» Work to be completed:
Quote exactly, and only, the lines from the one with "Output the Python" down to the one with "plt.rcParams['font.family'] = ['Liberation Sans', 'DejaVu", both included.

(Code that draws figures)
▼

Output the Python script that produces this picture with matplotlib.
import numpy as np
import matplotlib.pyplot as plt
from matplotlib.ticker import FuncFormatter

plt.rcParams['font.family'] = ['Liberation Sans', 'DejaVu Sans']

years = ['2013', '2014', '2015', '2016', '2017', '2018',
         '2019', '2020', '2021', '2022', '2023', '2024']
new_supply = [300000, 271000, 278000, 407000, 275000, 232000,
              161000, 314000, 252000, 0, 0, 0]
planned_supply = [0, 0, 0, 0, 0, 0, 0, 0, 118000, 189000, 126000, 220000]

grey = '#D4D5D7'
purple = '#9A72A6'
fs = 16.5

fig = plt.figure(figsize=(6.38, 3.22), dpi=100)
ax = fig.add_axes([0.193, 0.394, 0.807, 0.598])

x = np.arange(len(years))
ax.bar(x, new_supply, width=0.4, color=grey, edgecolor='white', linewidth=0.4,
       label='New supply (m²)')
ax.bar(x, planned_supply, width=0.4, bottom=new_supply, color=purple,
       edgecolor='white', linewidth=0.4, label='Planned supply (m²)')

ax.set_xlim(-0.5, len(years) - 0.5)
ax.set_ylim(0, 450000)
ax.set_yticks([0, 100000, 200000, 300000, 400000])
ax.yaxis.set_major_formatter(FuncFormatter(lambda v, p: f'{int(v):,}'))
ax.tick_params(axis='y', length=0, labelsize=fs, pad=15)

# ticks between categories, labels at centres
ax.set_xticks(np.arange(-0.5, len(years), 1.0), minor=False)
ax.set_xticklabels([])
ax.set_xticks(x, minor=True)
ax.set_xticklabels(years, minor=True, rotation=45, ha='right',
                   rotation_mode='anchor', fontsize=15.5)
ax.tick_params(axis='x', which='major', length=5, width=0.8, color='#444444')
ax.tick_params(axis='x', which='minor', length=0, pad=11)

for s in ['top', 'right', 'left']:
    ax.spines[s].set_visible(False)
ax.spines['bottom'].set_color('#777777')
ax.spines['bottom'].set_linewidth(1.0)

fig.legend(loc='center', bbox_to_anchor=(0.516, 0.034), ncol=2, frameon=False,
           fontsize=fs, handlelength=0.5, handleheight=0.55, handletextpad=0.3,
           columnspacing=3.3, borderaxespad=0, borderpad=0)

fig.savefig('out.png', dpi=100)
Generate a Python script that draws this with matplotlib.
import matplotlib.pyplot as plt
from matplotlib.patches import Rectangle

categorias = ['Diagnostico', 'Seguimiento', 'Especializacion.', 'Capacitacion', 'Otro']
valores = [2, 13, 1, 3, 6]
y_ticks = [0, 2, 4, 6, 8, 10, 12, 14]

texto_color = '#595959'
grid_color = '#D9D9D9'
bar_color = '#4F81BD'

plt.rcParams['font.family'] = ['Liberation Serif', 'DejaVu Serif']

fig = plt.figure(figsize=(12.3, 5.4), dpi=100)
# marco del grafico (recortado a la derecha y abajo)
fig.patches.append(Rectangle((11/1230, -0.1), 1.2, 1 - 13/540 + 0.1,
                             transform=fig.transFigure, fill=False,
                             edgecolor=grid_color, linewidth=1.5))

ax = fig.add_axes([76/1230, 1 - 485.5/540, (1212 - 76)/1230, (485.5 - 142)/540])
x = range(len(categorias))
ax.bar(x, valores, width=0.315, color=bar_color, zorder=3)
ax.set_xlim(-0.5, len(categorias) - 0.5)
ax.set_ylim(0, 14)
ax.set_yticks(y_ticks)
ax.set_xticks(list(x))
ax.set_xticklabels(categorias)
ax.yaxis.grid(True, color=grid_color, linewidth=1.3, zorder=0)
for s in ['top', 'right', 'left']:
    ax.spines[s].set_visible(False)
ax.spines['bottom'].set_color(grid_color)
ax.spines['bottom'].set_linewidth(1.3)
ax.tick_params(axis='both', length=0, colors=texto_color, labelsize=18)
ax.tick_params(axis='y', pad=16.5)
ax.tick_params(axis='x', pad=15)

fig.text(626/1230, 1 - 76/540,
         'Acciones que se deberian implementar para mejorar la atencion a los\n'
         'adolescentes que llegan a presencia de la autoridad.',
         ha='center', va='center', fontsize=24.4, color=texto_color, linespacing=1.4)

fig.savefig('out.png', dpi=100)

▲
▼

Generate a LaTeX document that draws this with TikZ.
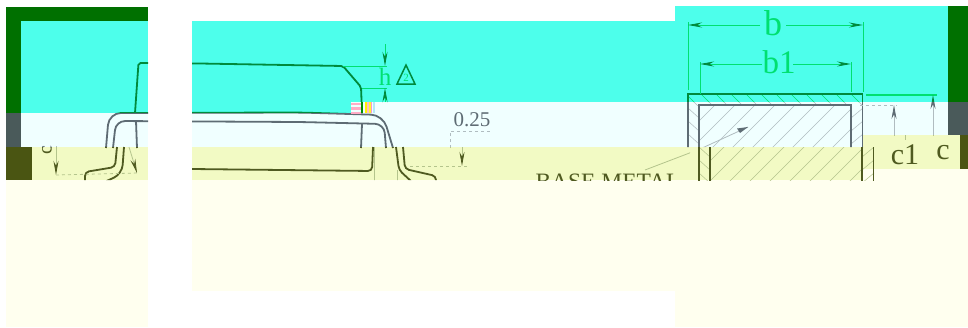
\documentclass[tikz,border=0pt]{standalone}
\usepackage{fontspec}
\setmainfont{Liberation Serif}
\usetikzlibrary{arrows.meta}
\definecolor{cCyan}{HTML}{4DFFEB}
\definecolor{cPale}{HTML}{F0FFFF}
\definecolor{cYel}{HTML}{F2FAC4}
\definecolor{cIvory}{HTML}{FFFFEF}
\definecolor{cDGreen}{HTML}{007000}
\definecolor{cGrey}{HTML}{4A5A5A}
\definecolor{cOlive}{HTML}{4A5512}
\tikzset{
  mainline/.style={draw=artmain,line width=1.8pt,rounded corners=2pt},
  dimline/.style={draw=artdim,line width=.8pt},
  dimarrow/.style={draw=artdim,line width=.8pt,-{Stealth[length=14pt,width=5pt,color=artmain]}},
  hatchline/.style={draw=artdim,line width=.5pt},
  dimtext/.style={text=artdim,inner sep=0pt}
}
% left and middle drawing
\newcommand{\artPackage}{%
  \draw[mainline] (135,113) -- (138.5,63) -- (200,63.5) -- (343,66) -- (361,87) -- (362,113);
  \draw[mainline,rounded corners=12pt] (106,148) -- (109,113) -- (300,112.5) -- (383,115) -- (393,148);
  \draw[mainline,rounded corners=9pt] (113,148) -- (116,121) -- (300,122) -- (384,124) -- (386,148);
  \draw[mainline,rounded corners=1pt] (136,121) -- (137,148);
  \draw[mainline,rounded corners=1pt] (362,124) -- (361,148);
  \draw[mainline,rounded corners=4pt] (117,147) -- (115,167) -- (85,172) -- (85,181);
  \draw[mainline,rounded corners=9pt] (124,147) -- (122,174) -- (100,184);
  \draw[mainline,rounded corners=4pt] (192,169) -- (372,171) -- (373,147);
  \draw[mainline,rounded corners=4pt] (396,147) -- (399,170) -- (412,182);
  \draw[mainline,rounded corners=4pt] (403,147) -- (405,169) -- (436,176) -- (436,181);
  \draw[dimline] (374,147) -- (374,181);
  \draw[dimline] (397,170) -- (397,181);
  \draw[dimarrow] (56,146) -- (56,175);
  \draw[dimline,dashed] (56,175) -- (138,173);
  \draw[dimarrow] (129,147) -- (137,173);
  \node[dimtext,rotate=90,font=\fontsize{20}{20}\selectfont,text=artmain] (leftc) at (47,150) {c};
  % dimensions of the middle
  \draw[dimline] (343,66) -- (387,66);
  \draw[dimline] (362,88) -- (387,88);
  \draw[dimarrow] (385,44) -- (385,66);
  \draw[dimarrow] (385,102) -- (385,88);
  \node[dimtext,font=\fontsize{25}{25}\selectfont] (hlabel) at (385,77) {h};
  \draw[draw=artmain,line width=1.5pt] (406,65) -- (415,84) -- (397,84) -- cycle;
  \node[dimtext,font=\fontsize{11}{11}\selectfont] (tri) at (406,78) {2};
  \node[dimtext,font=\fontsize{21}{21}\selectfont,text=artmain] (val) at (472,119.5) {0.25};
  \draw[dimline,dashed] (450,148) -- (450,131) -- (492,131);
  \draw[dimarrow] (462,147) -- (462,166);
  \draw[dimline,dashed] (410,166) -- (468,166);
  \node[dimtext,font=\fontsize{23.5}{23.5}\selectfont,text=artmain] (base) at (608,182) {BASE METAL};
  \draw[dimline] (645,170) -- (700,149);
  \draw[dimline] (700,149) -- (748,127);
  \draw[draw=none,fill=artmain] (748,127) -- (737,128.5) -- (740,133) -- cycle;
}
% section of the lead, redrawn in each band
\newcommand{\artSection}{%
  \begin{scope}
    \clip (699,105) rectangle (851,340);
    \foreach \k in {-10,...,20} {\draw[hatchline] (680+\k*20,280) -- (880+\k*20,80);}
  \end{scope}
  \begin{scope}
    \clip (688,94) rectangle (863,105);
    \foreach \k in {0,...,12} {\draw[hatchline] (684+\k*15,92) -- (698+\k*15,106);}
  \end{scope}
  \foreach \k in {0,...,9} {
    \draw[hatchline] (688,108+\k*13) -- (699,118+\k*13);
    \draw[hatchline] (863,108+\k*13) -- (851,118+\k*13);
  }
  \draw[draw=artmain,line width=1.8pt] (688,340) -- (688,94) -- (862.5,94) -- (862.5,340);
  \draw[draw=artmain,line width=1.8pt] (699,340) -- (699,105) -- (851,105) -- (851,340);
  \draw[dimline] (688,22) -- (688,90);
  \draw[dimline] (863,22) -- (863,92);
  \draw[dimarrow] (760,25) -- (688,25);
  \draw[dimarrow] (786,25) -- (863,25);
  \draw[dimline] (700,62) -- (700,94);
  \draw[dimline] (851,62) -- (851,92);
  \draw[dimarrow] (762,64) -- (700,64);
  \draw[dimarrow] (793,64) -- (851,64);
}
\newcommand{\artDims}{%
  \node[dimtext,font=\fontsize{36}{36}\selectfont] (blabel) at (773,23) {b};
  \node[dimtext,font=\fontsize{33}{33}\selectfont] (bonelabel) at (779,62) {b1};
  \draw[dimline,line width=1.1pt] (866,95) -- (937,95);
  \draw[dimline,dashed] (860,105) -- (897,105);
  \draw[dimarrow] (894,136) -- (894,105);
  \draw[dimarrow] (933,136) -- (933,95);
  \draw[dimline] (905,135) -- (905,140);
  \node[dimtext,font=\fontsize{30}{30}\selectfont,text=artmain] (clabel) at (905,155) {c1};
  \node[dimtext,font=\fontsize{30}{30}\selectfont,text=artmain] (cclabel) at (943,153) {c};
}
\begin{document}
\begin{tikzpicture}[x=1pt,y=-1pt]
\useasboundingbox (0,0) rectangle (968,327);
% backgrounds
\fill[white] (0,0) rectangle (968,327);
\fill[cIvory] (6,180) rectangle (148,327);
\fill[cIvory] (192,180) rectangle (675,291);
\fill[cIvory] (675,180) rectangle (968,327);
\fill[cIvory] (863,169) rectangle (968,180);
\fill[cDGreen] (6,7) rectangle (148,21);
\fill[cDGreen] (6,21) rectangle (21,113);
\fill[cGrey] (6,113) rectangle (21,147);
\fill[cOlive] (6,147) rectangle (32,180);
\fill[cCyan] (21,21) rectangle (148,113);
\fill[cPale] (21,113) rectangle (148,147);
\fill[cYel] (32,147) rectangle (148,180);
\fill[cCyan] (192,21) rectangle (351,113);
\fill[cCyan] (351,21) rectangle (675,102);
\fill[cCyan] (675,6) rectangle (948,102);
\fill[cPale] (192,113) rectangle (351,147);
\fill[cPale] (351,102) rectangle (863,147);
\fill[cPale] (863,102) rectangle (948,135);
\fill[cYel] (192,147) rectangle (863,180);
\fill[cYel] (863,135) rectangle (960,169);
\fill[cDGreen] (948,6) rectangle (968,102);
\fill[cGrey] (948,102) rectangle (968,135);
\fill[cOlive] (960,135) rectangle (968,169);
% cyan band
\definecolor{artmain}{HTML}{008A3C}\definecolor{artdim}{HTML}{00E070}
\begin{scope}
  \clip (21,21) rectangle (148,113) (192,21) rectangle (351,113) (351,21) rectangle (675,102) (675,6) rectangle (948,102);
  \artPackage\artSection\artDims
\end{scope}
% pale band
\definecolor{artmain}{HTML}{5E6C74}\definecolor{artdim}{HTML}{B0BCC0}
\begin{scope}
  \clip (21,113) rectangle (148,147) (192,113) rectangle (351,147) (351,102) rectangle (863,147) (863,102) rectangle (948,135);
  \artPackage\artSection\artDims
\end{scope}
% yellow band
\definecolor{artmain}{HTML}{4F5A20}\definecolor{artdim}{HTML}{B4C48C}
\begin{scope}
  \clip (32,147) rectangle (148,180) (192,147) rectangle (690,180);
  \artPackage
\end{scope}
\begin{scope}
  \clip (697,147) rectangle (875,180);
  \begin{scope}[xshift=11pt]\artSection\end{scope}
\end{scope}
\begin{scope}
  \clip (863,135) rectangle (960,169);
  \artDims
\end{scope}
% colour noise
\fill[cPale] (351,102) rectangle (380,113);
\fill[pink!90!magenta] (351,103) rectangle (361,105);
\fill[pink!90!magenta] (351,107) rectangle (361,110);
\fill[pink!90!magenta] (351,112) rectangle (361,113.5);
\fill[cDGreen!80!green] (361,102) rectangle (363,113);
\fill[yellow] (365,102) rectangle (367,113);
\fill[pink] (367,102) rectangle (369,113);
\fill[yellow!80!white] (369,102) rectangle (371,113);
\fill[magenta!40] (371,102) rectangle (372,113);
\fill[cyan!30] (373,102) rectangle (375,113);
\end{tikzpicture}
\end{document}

▲
▼

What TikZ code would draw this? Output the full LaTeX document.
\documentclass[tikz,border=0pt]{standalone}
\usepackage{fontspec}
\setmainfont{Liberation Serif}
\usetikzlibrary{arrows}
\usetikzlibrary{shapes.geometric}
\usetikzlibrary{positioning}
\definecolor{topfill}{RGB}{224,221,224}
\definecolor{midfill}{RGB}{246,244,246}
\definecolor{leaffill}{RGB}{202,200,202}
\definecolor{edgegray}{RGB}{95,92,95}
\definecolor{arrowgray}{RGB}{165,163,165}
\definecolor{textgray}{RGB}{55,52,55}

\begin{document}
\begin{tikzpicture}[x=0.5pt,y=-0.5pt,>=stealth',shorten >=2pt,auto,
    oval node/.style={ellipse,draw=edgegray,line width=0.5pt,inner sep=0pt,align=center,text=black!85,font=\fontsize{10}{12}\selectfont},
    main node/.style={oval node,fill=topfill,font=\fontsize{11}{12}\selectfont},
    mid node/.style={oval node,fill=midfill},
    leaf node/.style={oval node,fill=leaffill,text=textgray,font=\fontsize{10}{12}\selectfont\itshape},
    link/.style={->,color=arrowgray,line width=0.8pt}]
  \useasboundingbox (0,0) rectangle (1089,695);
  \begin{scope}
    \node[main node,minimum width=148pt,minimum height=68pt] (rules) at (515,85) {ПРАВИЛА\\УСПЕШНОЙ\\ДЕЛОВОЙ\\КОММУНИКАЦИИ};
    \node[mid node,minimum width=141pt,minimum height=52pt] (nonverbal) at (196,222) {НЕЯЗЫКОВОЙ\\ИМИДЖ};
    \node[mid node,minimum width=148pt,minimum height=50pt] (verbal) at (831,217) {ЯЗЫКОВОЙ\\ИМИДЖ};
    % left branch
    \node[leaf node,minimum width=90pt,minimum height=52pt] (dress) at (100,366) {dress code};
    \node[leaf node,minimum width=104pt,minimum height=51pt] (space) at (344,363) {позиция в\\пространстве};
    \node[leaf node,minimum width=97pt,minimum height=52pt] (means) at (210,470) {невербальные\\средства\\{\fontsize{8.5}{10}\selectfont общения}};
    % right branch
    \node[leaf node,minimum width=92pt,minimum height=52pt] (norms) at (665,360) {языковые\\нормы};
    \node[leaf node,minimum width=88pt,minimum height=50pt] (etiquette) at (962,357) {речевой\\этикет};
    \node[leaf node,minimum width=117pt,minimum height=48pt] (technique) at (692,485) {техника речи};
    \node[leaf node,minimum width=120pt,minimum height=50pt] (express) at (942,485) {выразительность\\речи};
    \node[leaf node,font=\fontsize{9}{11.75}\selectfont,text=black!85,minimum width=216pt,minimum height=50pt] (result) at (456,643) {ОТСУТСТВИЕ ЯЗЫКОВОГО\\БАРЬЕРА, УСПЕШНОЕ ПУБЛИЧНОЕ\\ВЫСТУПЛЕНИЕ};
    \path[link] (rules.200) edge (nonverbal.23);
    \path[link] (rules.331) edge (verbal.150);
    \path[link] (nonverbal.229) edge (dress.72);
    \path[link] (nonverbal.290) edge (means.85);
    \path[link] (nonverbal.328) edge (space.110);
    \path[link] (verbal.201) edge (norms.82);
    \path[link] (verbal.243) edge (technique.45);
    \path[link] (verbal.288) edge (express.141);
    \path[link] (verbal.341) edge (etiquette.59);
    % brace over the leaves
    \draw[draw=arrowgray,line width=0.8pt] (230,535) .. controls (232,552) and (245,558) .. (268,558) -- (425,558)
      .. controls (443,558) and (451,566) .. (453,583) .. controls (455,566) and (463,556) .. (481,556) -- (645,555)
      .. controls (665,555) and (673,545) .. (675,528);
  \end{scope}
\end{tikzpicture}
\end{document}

▲

» Worked solution:
Output the Python script that produces this picture with matplotlib.
import numpy as np
import matplotlib.pyplot as plt
from matplotlib.ticker import FuncFormatter

plt.rcParams['font.family'] = ['Liberation Sans', 'DejaVu Sans']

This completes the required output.